Please print exactly the lines below, from the start of the material up to and including the line with "return (B - y) / (B - T)", but none of the pictures.

• PROVIDED MATERIAL:
---+---
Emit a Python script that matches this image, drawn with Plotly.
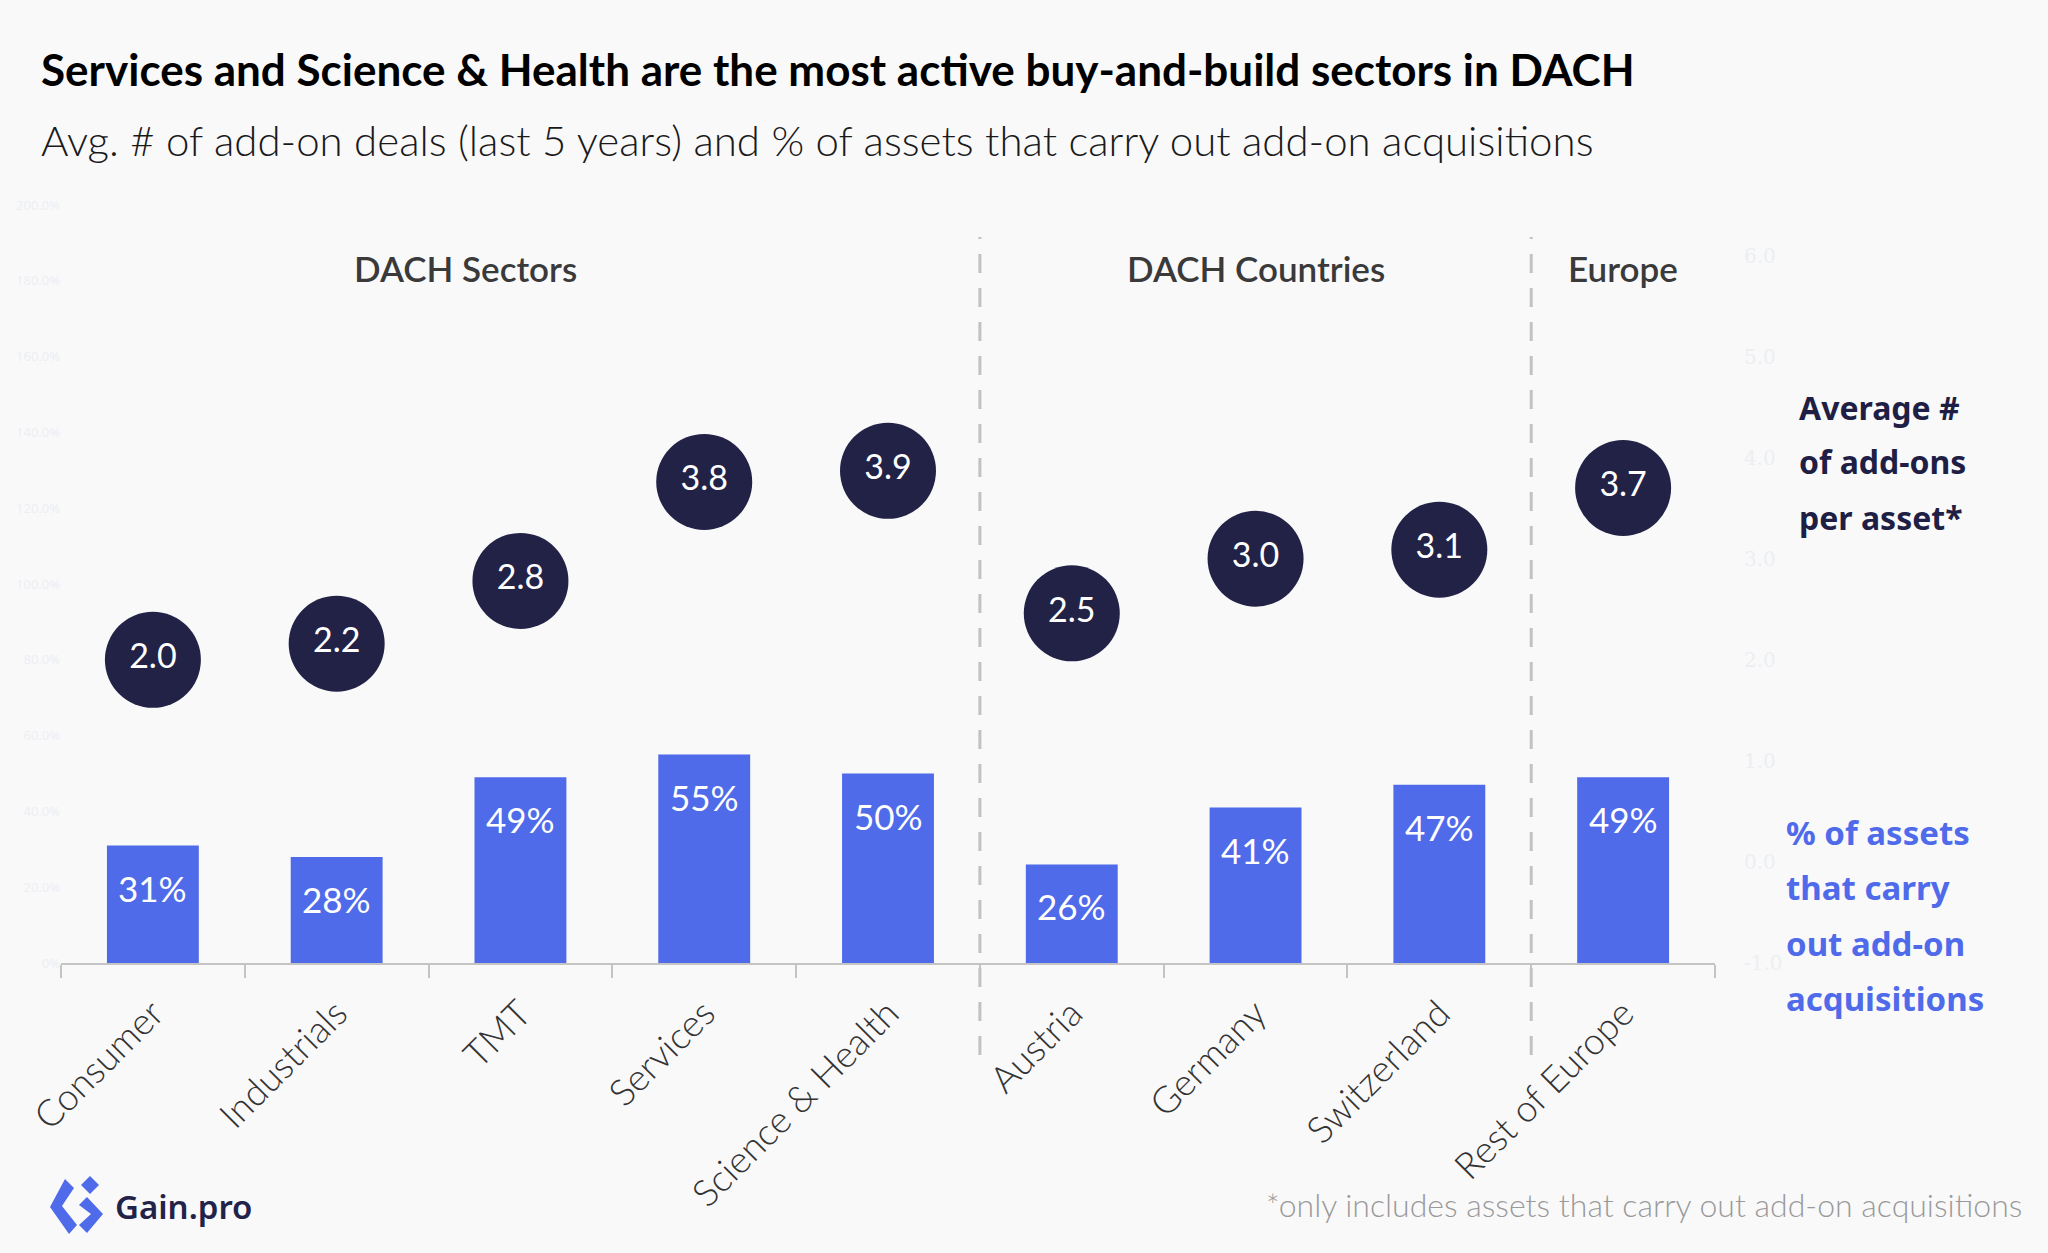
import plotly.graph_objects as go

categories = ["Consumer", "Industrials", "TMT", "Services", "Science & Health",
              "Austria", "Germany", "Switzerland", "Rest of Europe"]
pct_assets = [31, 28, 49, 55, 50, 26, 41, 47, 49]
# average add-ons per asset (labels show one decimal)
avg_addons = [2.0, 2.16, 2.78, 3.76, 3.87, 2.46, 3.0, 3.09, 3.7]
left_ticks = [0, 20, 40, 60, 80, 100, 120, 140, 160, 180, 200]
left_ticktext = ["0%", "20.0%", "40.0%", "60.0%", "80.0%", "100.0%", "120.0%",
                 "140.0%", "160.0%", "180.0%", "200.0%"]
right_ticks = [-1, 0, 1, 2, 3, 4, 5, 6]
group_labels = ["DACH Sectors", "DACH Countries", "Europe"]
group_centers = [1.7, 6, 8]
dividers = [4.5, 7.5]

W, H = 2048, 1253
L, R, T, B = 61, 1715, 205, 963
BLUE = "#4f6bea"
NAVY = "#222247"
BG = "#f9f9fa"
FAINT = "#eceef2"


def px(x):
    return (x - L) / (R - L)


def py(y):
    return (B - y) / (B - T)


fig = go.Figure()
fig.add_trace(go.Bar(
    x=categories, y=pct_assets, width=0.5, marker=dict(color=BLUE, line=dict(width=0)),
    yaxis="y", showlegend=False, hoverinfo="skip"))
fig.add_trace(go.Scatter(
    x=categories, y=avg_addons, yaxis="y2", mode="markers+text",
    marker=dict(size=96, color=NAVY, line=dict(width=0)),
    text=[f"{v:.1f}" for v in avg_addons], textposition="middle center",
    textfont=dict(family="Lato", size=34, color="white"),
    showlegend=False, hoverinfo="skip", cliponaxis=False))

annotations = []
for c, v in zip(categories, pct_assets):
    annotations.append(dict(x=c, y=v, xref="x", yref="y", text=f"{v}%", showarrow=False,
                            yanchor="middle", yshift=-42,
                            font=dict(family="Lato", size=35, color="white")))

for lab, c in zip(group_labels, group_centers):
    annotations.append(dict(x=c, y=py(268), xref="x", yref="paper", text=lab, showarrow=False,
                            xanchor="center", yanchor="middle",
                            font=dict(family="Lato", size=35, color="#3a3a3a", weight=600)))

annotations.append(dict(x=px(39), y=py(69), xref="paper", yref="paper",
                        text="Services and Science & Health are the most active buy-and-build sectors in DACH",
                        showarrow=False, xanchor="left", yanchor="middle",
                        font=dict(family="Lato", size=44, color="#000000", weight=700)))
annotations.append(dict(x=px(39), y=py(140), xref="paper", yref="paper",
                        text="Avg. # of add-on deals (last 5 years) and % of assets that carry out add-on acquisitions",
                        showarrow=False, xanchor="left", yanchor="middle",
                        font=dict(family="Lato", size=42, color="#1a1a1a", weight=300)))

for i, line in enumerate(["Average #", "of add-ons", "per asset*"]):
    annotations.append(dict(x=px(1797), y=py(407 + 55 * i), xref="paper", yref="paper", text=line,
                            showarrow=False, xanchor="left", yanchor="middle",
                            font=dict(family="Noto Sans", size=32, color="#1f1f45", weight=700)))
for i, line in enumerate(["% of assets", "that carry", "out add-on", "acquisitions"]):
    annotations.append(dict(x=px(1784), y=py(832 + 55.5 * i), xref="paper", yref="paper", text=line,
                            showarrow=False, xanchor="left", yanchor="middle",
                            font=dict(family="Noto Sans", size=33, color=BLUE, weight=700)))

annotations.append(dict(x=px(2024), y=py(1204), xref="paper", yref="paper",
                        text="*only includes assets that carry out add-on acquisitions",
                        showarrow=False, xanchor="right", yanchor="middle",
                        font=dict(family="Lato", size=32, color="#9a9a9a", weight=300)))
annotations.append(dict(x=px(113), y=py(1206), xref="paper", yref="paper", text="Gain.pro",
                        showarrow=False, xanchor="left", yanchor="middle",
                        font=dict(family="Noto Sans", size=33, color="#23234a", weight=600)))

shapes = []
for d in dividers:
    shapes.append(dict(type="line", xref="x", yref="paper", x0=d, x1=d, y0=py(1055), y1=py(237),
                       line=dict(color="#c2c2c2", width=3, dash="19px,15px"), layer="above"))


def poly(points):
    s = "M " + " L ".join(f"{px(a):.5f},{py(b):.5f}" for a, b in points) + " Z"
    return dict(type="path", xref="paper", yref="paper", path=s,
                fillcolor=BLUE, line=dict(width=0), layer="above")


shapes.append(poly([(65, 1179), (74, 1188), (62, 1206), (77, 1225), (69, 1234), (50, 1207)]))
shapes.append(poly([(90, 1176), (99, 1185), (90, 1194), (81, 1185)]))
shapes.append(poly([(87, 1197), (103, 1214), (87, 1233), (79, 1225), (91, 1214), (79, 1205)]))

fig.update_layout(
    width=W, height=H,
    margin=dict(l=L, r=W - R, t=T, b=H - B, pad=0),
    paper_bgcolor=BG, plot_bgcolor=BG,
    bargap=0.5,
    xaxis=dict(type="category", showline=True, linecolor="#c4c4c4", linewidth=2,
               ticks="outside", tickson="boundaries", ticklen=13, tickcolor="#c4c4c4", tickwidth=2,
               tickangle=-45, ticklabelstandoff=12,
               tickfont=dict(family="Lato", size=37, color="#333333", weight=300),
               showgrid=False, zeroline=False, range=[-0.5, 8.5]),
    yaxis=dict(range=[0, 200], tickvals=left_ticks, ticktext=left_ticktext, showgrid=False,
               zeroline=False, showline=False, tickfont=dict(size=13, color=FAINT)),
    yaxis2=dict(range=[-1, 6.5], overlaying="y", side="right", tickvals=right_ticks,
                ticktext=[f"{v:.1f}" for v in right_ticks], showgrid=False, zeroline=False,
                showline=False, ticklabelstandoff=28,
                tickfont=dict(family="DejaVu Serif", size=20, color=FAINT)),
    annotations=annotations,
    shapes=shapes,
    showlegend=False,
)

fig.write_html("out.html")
---+---
• PROBLEM SOLUTION:
Emit a Python script that matches this image, drawn with Plotly.
import plotly.graph_objects as go

categories = ["Consumer", "Industrials", "TMT", "Services", "Science & Health",
              "Austria", "Germany", "Switzerland", "Rest of Europe"]
pct_assets = [31, 28, 49, 55, 50, 26, 41, 47, 49]
# average add-ons per asset (labels show one decimal)
avg_addons = [2.0, 2.16, 2.78, 3.76, 3.87, 2.46, 3.0, 3.09, 3.7]
left_ticks = [0, 20, 40, 60, 80, 100, 120, 140, 160, 180, 200]
left_ticktext = ["0%", "20.0%", "40.0%", "60.0%", "80.0%", "100.0%", "120.0%",
                 "140.0%", "160.0%", "180.0%", "200.0%"]
right_ticks = [-1, 0, 1, 2, 3, 4, 5, 6]
group_labels = ["DACH Sectors", "DACH Countries", "Europe"]
group_centers = [1.7, 6, 8]
dividers = [4.5, 7.5]

W, H = 2048, 1253
L, R, T, B = 61, 1715, 205, 963
BLUE = "#4f6bea"
NAVY = "#222247"
BG = "#f9f9fa"
FAINT = "#eceef2"


def px(x):
    return (x - L) / (R - L)


def py(y):
    return (B - y) / (B - T)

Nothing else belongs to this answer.